You can create a Java class
to programmatically update the value of metadata and the document
content of SharePoint, FileNet P8, and Agent for Windows file system
data sources.
When the crawler is started, a CrawlerPlugin object
is instantiated with the default constructor and the init method
is called one time. When the crawler is stopped, the term method
is called and the object is destroyed. Unlike other non-web crawler
plug-ins, the plug-in process is not forked for SharePoint, FileNet
P8, and Agent for Windows file system data sources. The plug-in always
runs in the same process of the crawler.
To create a Java class
for use as a crawler plug-in:
- Extend com.ibm.ilel.crawler.plugin.CrawlerPlugin and
implement the following methods:
init()
term()
updateDocument()
The CrawlerPlugin class
is an abstract class. The init method and the term method
are implemented to do nothing. The updateDocument method
is an abstract method, so you must implement it.
For name resolution,
use one of the following JAR files:
- AIX® or Linux: $ES_INSTALL_ROOT/lib/ilel-crawler.jar
- Windows: %ES_INSTALL_ROOT%\lib\ilel-crawler.jar
- Compile the implemented code and create a JAR file for
it.

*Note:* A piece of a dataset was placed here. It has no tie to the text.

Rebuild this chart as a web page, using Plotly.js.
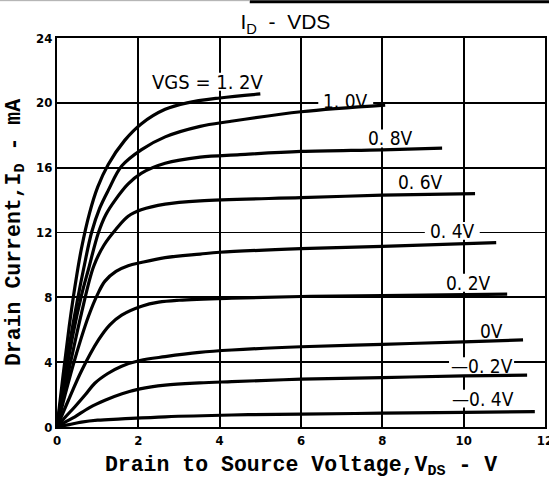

Add the ilel-crawler.jar file to the class
path when you compile.
- In the administration console, follow these steps:
- Edit the appropriate collection.
- Select the Crawl page and edit
the crawler properties for the crawler that will use the custom Java class.
- Specify the following items:
- The fully qualified class name of the implemented Java class, for example, com.ibm.plugins.MyPlugin.
When you specify the class name, ensure that you do not specify the
file extension, such as .class or .java.
- The fully qualified class path for the JAR file and the directory
in which all files that are required by the Java class are located.
Ensure that you include the name of the JAR file in your path declaration,
for example, C:\plugins\Plugins.jar. If you
need to specify multiple JAR files, ensure that you use the correct
separator depending on your platform, as shown in the following examples:
- AIX or Linux: /home/esadmin/plugins/Plugins.jar:/home/esadmin/plugins/3rdparty.jar
- Windows: C:\plugins\Plugins.jar;C:\plugins\3rdparty.jar
- On the Crawl page, click Monitor.
Then, click Stop and Start to
restart the session for the crawler that you edited. Click Details and
start a full crawl.
If the crawler stops when it is loading the plug-in, view
the log file and verify that:
- The class name and class path that you specified in the crawler
properties page are correct.
- All necessary libraries are specified for the plug-in class path.
- The crawler plug-in does not throw a CrawlerPluginException error.
Metadata field definitions: If you want to add a new metadata field in your crawler
plug-in, you must create an index field and add the metadata field
to the collection by configuring parsing and indexing options in the
administration console. Ensure that the name of the metadata field
is the same as the name of the index field.